The other amendment to Part VI, in clause 25, involves the extension of the operation of section 90 of the Act. That section deals with legitimation by virtue of a foreign marriage, and presently has no operation where the relevant foreign law does not recognise the status of illegitimacy. The amendment will deal with such a case by treating a child as legitimate if its parents subsequently marry. The opportunity has also been taken to amend the application provisions of sections 89 and 90 so that they operate on the domicile of either parent, rather than only that of the child's father. This change reflects the situation in which a married woman now has a separate domicile, since the enactment of the Domicile Act 1982.

Notice of Intended Marriage

Minor amendments are made by clause 16 to section 42 of the Act to improve the operation of the provisions dealing with notices of intended marriage. The most important is the extension, from three months to six months, of the maximum period prior to the date of the marriage within which the notice can be filed. Extension of this time will allow celebrants and parties greater flexibility in making arrangements. The Family Law Council has considered this proposal, which has been put by civil celebrant groups, and sees no objection to it. Australian diplomatic officials are added to the list of those who may witness a notice of intended marriage. This will make the necessary paperwork easier for those who have to come from outside Australia to marry in Australia.

Fees for Civil Celebrants

The Bill inserts provisions to provide that a civil marriage celebrant is not entitled to charge a fee for the solemnisation of a marriage higher than that prescribed by the regulations. This will make it clear that the prescribed fees are the legal maximum that can be demanded for solemnisation. It seems desirable, in light of the particularly vulnerable position of parties about to be married, that there be a clear legislative statement to this effect, for the protection of both parties and celebrants. It is not intended by this provision to affect the ability of celebrants to make reasonable charges for other matters ancillary to the actual solemnisation, such as flowers or music. I should also point out that the Government is keeping under review the level of fees to ensure, consistent with overall economic restraint, that the fees represent an adequate remuneration for this important service. Early last year the fees payable were significantly increased in light of these principles.

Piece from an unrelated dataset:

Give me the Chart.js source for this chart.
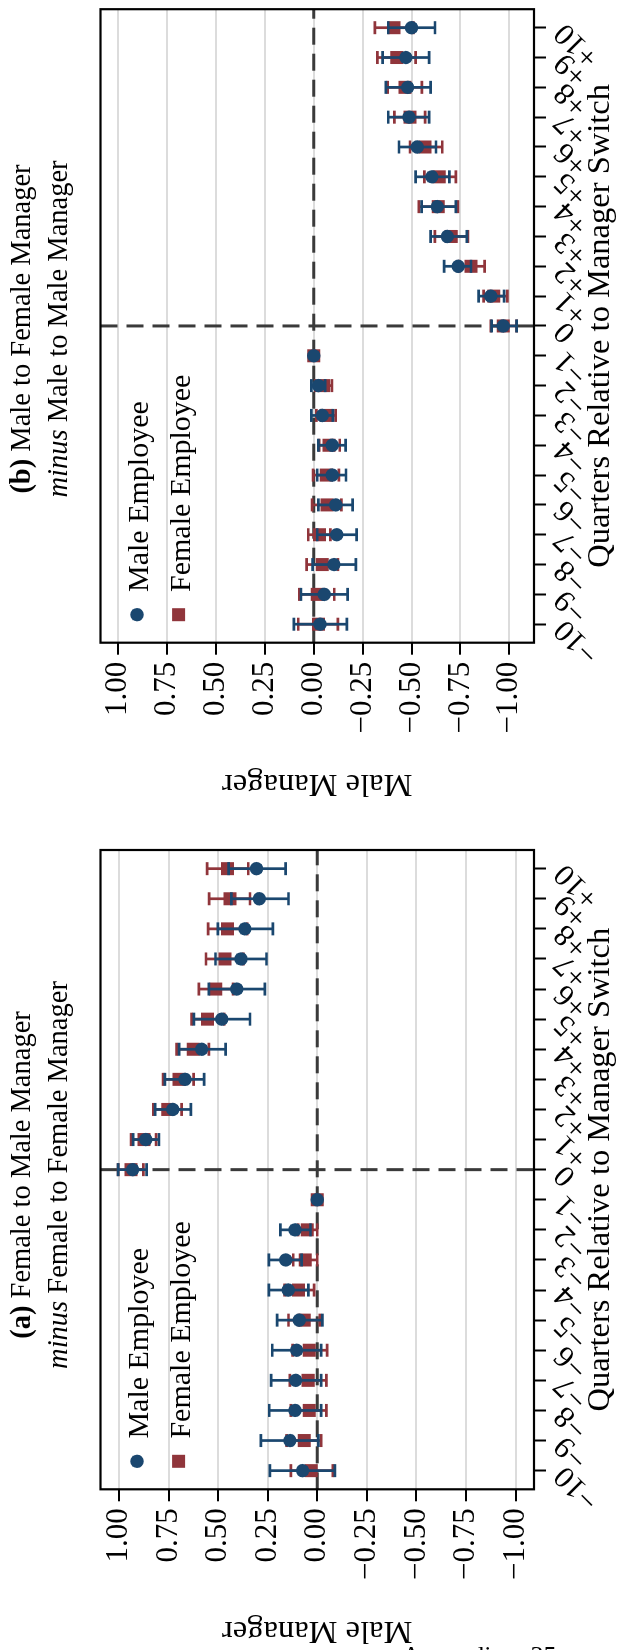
<!DOCTYPE html>
<html>
<head>
<meta charset="utf-8">
<script src="https://cdn.jsdelivr.net/npm/chart.js@4.4.1/dist/chart.umd.min.js"></script>
<style>
html,body{margin:0;padding:0;background:#fff;}
body{width:618px;height:1650px;position:relative;overflow:hidden;font-family:"Liberation Serif","Times New Roman",serif;color:#000;}
.panel{position:absolute;left:0;width:830px;height:618px;transform-origin:0 0;transform:rotate(-90deg);}
.panel canvas{position:absolute;left:0;top:0;}
.ttl{position:absolute;top:2px;width:600px;text-align:center;font-size:28.5px;line-height:37px;white-space:nowrap;}
#foot{position:absolute;left:402px;top:1641px;font-size:26px;white-space:nowrap;}
</style>
</head>
<body>

<div class="panel" id="pb" style="top:830px">
  <canvas id="chartB" width="830" height="618"></canvas>
  <div class="ttl" style="left:201px"><b>(b)</b> Male to Female Manager<br><i>minus</i> Male to Male Manager</div>
</div>
<div class="panel" id="pa" style="top:1650px">
  <canvas id="chartA" width="830" height="618"></canvas>
  <div class="ttl" style="left:175px"><b>(a)</b> Female to Male Manager<br><i>minus</i> Female to Female Manager</div>
</div>
<div id="foot">Appendix – 35</div>

<script>
// quarters relative to the manager switch, and their labels
const quarters = [-10,-9,-8,-7,-6,-5,-4,-3,-2,-1,0,1,2,3,4,5,6,7,8,9,10];
const quarterLabels = ['−10','−9','−8','−7','−6','−5','−4','−3','−2','−1','0','+1','+2','+3','+4','+5','+6','+7','+8','+9','+10'];
const yTicks = [-1,-0.75,-0.5,-0.25,0,0.25,0.5,0.75,1];

// (a) Female to Male minus Female to Female
const maleA   = [0.074,0.138,0.112,0.109,0.104,0.091,0.146,0.159,0.112,0,0.931,0.865,0.729,0.667,0.583,0.482,0.406,0.385,0.365,0.292,0.306];
const maleALo = [-0.089,-0.006,-0.020,-0.020,-0.020,-0.026,0.045,0.079,0.034,0,0.860,0.798,0.637,0.570,0.462,0.339,0.264,0.256,0.224,0.145,0.159];
const maleAHi = [0.239,0.284,0.242,0.233,0.227,0.202,0.244,0.244,0.186,0,1.004,0.928,0.818,0.768,0.697,0.622,0.547,0.513,0.501,0.433,0.447];
const femA    = [0.030,0.066,0.040,0.046,0.040,0.066,0.095,0.060,0.050,0,0.939,0.874,0.754,0.697,0.625,0.553,0.512,0.465,0.452,0.440,0.452];
const femALo  = [-0.079,-0.020,-0.046,-0.046,-0.050,-0.013,0.016,0.000,0.000,0,0.877,0.813,0.684,0.623,0.546,0.469,0.424,0.373,0.353,0.339,0.348];
const femAHi  = [0.133,0.154,0.133,0.138,0.124,0.145,0.165,0.121,0.096,0,1.004,0.939,0.827,0.777,0.709,0.633,0.597,0.561,0.550,0.545,0.555];

// (b) Male to Female minus Male to Male
const maleB   = [-0.032,-0.054,-0.103,-0.118,-0.112,-0.095,-0.095,-0.044,-0.024,0,-0.969,-0.905,-0.739,-0.683,-0.632,-0.604,-0.529,-0.487,-0.480,-0.471,-0.500];
const maleBLo = [-0.169,-0.173,-0.215,-0.219,-0.199,-0.165,-0.163,-0.098,-0.058,0,-1.037,-0.973,-0.804,-0.783,-0.727,-0.693,-0.625,-0.590,-0.598,-0.590,-0.620];
const maleBHi = [0.101,0.065,0.006,-0.018,-0.024,-0.018,-0.024,0.012,0.012,0,-0.909,-0.843,-0.667,-0.598,-0.552,-0.521,-0.436,-0.381,-0.369,-0.352,-0.381];
const femB    = [-0.024,-0.018,-0.044,-0.030,-0.068,-0.064,-0.078,-0.064,-0.050,0,-0.969,-0.920,-0.804,-0.703,-0.637,-0.642,-0.569,-0.492,-0.466,-0.424,-0.410];
const femBLo  = [-0.123,-0.105,-0.124,-0.085,-0.141,-0.129,-0.133,-0.112,-0.093,0,-1.037,-0.990,-0.874,-0.788,-0.737,-0.727,-0.657,-0.569,-0.553,-0.521,-0.509];
const femBHi  = [0.079,0.074,0.036,0.028,0.008,0.003,-0.028,-0.014,-0.008,0,-0.905,-0.868,-0.743,-0.619,-0.538,-0.566,-0.492,-0.412,-0.378,-0.325,-0.313];

const NAVY='#1a476f', MAROON='#90353b';
const FONT='"Liberation Serif","Times New Roman",serif';

function fmt(v){ let s=Math.abs(v).toFixed(2); return (v<-1e-9?'−':'')+s; }

// error bars drawn just before each dataset's markers
const errBars={
  id:'errBars',
  beforeDatasetDraw(chart,args){
    const ds=chart.data.datasets[args.index];
    const xs=chart.scales.x, ys=chart.scales.y, ctx=chart.ctx;
    ctx.save();
    ctx.strokeStyle=ds.backgroundColor; ctx.lineWidth=2.7; ctx.lineCap='butt';
    quarters.forEach((q,i)=>{
      if(ds.lo[i]===ds.hi[i]) return;
      let x=xs.getPixelForValue(q), y1=ys.getPixelForValue(ds.lo[i]), y2=ys.getPixelForValue(ds.hi[i]);
      ctx.beginPath();
      ctx.moveTo(x,y1);ctx.lineTo(x,y2);
      ctx.moveTo(x-6.5,y1);ctx.lineTo(x+6.5,y1);
      ctx.moveTo(x-6.5,y2);ctx.lineTo(x+6.5,y2);
      ctx.stroke();
    });
    ctx.restore();
  }
};

// dashed reference lines at quarter 0 and value 0
const refLines={
  id:'refLines',
  beforeDatasetsDraw(chart){
    const {ctx,chartArea:a,scales:{x,y}}=chart;
    ctx.save();
    ctx.strokeStyle='#3a3a3a'; ctx.lineWidth=3; ctx.setLineDash([17,9]);
    let px=x.getPixelForValue(0), py=y.getPixelForValue(0);
    ctx.beginPath(); ctx.moveTo(px,a.top); ctx.lineTo(px,a.bottom); ctx.stroke();
    ctx.beginPath(); ctx.moveTo(a.left,py); ctx.lineTo(a.right,py); ctx.stroke();
    ctx.restore();
  }
};

const frame={
  id:'frame',
  afterDatasetsDraw(chart){
    const {ctx,chartArea:a}=chart;
    ctx.save(); ctx.strokeStyle='#000'; ctx.lineWidth=2.2;
    ctx.strokeRect(a.left,a.top,a.right-a.left,a.bottom-a.top);
    ctx.restore();
  }
};

// legend inside the plot, top-left
const inLegend={
  id:'inLegend',
  afterDraw(chart){
    const {ctx,chartArea:a}=chart;
    ctx.save();
    ctx.font='30px '+FONT; ctx.textBaseline='alphabetic'; ctx.textAlign='left'; ctx.fillStyle='#000';
    chart.data.datasets.forEach((ds,k)=>{
      let mx=a.left+28, my=a.top+36.5+k*41.6;
      ctx.fillStyle=ds.backgroundColor;
      if(ds.pointStyle==='rect'){ ctx.fillRect(mx-6.5,my-6.5,13,13); }
      else { ctx.beginPath(); ctx.arc(mx,my,ds.pointRadius,0,Math.PI*2); ctx.fill(); }
      ctx.fillStyle='#000';
      ctx.fillText(ds.label,a.left+50.7,my+11);
    });
    ctx.restore();
  }
};

function makePanel(id,p){
  const pts=v=>quarters.map((q,i)=>({x:q,y:v[i]}));
  return new Chart(document.getElementById(id),{
    type:'scatter',
    data:{datasets:[
      {label:'Male Employee',data:pts(p.male),lo:p.maleLo,hi:p.maleHi,pointStyle:'circle',pointRadius:6.7,
       backgroundColor:NAVY,borderColor:NAVY,borderWidth:0,order:0},
      {label:'Female Employee',data:pts(p.fem),lo:p.femLo,hi:p.femHi,pointStyle:'rect',pointRadius:9.2,
       backgroundColor:MAROON,borderColor:MAROON,borderWidth:0,order:1}
    ]},
    options:{
      responsive:false,animation:false,devicePixelRatio:1,
      layout:{padding:{left:p.padL,right:p.padR,top:100.5,bottom:0}},
      plugins:{legend:{display:false},tooltip:{enabled:false}},
      scales:{
        x:{type:'linear',min:-10.62,max:10.62,
          afterBuildTicks:s=>{s.ticks=quarters.map(v=>({value:v}));},
          afterFit:s=>{s.height=84;s.paddingLeft=0;s.paddingRight=0;},
          grid:{drawOnChartArea:false,tickLength:12,tickColor:'#000',tickWidth:2},
          border:{display:false},
          ticks:{autoSkip:false,minRotation:45,maxRotation:45,padding:1,color:'#000',
            font:{family:FONT,size:31},callback:(v,i)=>quarterLabels[i]},
          title:{display:true,text:'Quarters Relative to Manager Switch',color:'#000',
            font:{family:FONT,size:32.5,lineHeight:1},padding:{top:0,bottom:1}}
        },
        y:{type:'linear',min:p.yMin,max:p.yMax,
          afterBuildTicks:s=>{s.ticks=yTicks.map(v=>({value:v}));},
          afterFit:s=>{s.width=p.yW;s.paddingTop=0;s.paddingBottom=0;},
          grid:{color:'#dcdcdc',lineWidth:2,tickLength:12,tickColor:'#000',tickWidth:2},
          border:{display:false},
          ticks:{padding:7,color:'#000',font:{family:FONT,size:31},callback:v=>fmt(v)},
          title:{display:true,text:'Male Manager',color:'#000',
            font:{family:FONT,size:32.5,lineHeight:1.2},padding:{top:0,bottom:0}}
        }
      }
    },
    plugins:[refLines,errBars,frame,inLegend]
  });
}

makePanel('chartA',{male:maleA,maleLo:maleALo,maleHi:maleAHi,fem:femA,femLo:femALo,femHi:femAHi,
  yMin:-1.093,yMax:1.093,padL:0,padR:30,yW:160.7});
makePanel('chartB',{male:maleB,maleLo:maleBLo,maleHi:maleBHi,fem:femB,femLo:femBLo,femHi:femBHi,
  yMin:-1.126,yMax:1.090,padL:27,padR:5,yW:160.3});
</script>
</body>
</html>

Provision of 'Marriage Education'

As a continuing part of the Government's response to recommendation 61 of the Joint Select Committee on the Family Law Act-that 'education for marriage and family life be further supported'-the concept of 'pre-marital education' in part 1A of the Act is broadened to that of 'Marriage Education', by clauses 5 to 9. Organisations working in the area of pre-marital education have often indicated that one of the most useful times to engage in education for marriage is in that period shortly after the marriage has been entered into. Recently this Parliament enacted long needed changes to the laws governing the termination of marriage. This Bill represents another facet of the Government's commitment to resolving the problems faced by ordinary men and women in Australia in that most personal area of their lives. Particularly in extending the grounds for recognition of marriages entered into overseas, in ensuring the legitimacy of children recognised as such by State laws, and in broadening the scope of education for married life, this Bill is an affirmative statement of the importance of marriage as a fundamental and enduring institution. The Bill has no financial implications. I commend the Bill to the House.